> [WHAT YOU WILL DO] Leave out the pictures, and write out exactly the lines from the beginning of the material to the line holding "from matplotlib.patches import Rectangle", that line included, and nothing else.

> [Records contained in a dataset]
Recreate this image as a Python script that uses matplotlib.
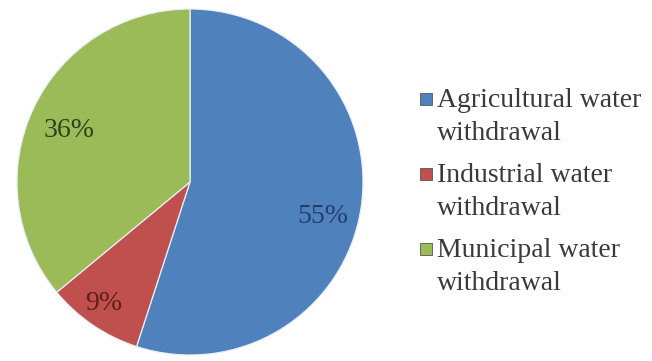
import numpy as np
import matplotlib
matplotlib.use("Agg")
import matplotlib.pyplot as plt
from matplotlib.patches import Rectangle

categories = ["Agricultural water\nwithdrawal", "Industrial water\nwithdrawal", "Municipal water\nwithdrawal"]
values = [55, 9, 36]
colors = ["#4F81BD", "#C0504D", "#9BBB59"]
label_colors = ["#24406a", "#5e1f1d", "#33401c"]
label_dist = [0.78, 0.85, 0.77]
label_shift = [(0.0, -0.08), (-0.02, 0.0), (0.0, -0.03)]

plt.rcParams['font.family'] = ['Liberation Serif', 'DejaVu Serif']

W, H = 652, 361
fig = plt.figure(figsize=(W/100, H/100), dpi=100)
ax = fig.add_axes([17/W, 6/H, 346/W, 346/H])
wedges, _ = ax.pie(values, colors=colors, startangle=90, counterclock=False,
                   wedgeprops=dict(edgecolor="#e8eef5", linewidth=0.9))
for w, v, c, d, s in zip(wedges, values, label_colors, label_dist, label_shift):
    ang = np.deg2rad((w.theta1 + w.theta2) / 2)
    ax.text(d*np.cos(ang) + s[0], d*np.sin(ang) + s[1], f"{v}%", ha="center", va="center",
            fontsize=20, color=c)
ax.set_xlim(-1, 1)
ax.set_ylim(-1, 1)
ax.set_aspect("equal")

# legend (each entry: marker aligned with first line)
entry_base = [107, 182, 257]   # first-line baseline, px from top
line_gap = 33
for lab, col, yb in zip(categories, colors, entry_base):
    fig.add_artist(Rectangle((420/W, 1 - (yb - 2)/H), 12/W, 12/H, transform=fig.transFigure,
                             facecolor=col, edgecolor="#555555", linewidth=0.6))
    for k, line in enumerate(lab.split("\n")):
        fig.text(437/W, 1 - (yb + k*line_gap)/H, line, ha="left", va="baseline",
                 fontsize=20, color="#3a3a3a")
fig.savefig("out.png", dpi=100, facecolor="white")
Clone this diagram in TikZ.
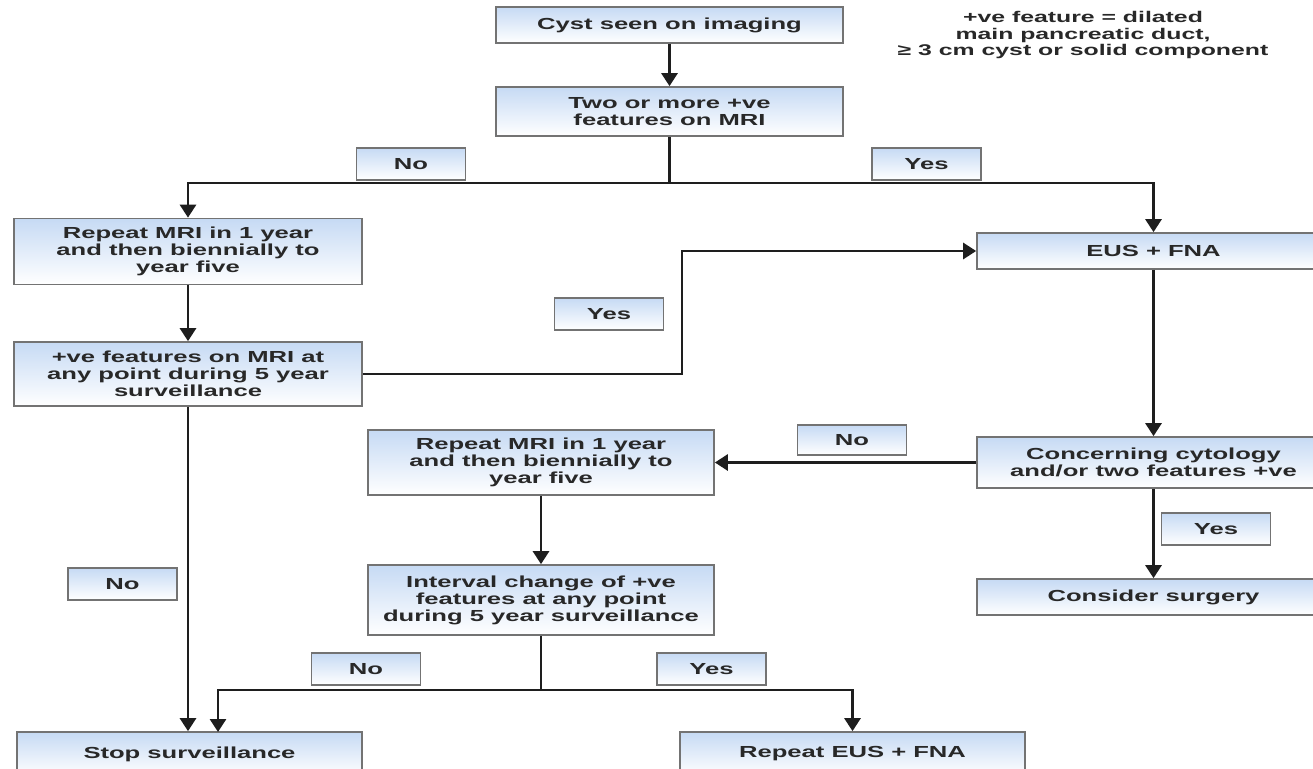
\documentclass[tikz,border=0pt]{standalone}
\usepackage{fontspec}
\newfontfamily\chartfont{Liberation Sans}[FakeStretch=1.6]
\usetikzlibrary{arrows.meta}

\definecolor{boxline}{RGB}{115,115,115}
\definecolor{boxtop}{RGB}{198,218,244}
\definecolor{inkc}{RGB}{30,30,30}
\definecolor{txt}{RGB}{40,40,40}

\tikzset{
  base/.style={draw=boxline, line width=1.7pt, top color=boxtop, bottom color=white,
    text=txt, font=\chartfont\bfseries\fontsize{16}{17}\selectfont,
    align=center, inner sep=0pt, anchor=center},
  flowbox/.style={base},
  tag/.style={base, minimum width=109pt, minimum height=32pt},
  arr/.style={draw=inkc, line width=2.8pt, -{Triangle[width=16pt,length=13pt]}},
  link/.style={draw=inkc, line width=2.8pt},
}

\begin{document}
\begin{tikzpicture}[x=1pt,y=-1pt]
\useasboundingbox (0,0) rectangle (1313,768);
\clip (0,0) rectangle (1313,768);
\fill[white] (0,0) rectangle (1313,768);

% main steps
\node[flowbox, minimum width=347pt, minimum height=36pt] (cyst) at (669.5,25) {Cyst seen on imaging};
\node[flowbox, minimum width=347pt, minimum height=49pt] (two) at (669.5,111.5) {Two or more +ve\\features on MRI};
\node[flowbox, minimum width=348pt, minimum height=66pt] (mriA) at (188,251.5) {Repeat MRI in 1 year\\and then biennially to\\year five};
\node[flowbox, minimum width=348pt, minimum height=64pt] (posA) at (188,374) {+ve features on MRI at\\any point during 5 year\\surveillance};
\node[flowbox, minimum width=353pt, minimum height=36pt] (eus) at (1153.5,251) {EUS + FNA};
\node[flowbox, minimum width=353pt, minimum height=51pt] (conc) at (1153.5,462.5) {Concerning cytology\\and/or two features +ve};
\node[flowbox, minimum width=346pt, minimum height=65pt] (mriB) at (541,462.5) {Repeat MRI in 1 year\\and then biennially to\\year five};
\node[flowbox, minimum width=346pt, minimum height=70pt] (intv) at (541,600) {Interval change of +ve\\features at any point\\during 5 year surveillance};
\node[flowbox, minimum width=353pt, minimum height=36pt] (surg) at (1153.5,597) {Consider surgery};
\node[flowbox, minimum width=345pt, minimum height=44pt] (stop) at (189.5,754) {Stop surveillance};
\node[flowbox, minimum width=345pt, minimum height=44pt] (rep) at (852.5,754) {Repeat EUS + FNA};

% note on what counts as a positive feature
\node[font=\chartfont\bfseries\fontsize{15.5}{16.5}\selectfont, text=txt, align=center] (note) at (1083,35)
  {+ve feature = dilated\\main pancreatic duct,\\≥ 3 cm cyst or solid component};

% branch tags
\node[tag] (noA) at (411,164) {No};
\node[tag] (yesA) at (926.5,164) {Yes};
\node[tag] (yesB) at (609,314) {Yes};
\node[tag, minimum height=30pt] (noB) at (852,440) {No};
\node[tag] (yesC) at (1216,529) {Yes};
\node[tag] (noC) at (122.5,584) {No};
\node[tag] (noD) at (366,669) {No};
\node[tag] (yesD) at (711.5,669) {Yes};

% junction points
\coordinate (splitA) at (669.5,183);
\coordinate (bendB) at (682,300);
\coordinate (splitB) at (541,690);
\coordinate (stopIn) at (218,732);

% connectors
\draw[arr] (cyst) -- (two);
\draw[link] (two) -- (splitA);
\draw[arr] (splitA) -| (mriA);
\draw[arr] (splitA) -| (eus);
\draw[arr] (mriA) -- (posA);
\draw[arr] (posA.east) -- (posA.east -| bendB) |- (eus.west);
\draw[arr] (posA) -- (posA |- stop.north);
\draw[arr] (eus) -- (conc);
\draw[arr] (conc) -- (mriB);
\draw[arr] (conc) -- (surg);
\draw[arr] (mriB) -- (intv);
\draw[link] (intv) -- (splitB);
\draw[arr] (splitB) -| (stopIn);
\draw[arr] (splitB) -| (rep);
\end{tikzpicture}
\end{document}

> [EXERCISE ANSWER]
Recreate this image as a Python script that uses matplotlib.
import numpy as np
import matplotlib
matplotlib.use("Agg")
import matplotlib.pyplot as plt
from matplotlib.patches import Rectangle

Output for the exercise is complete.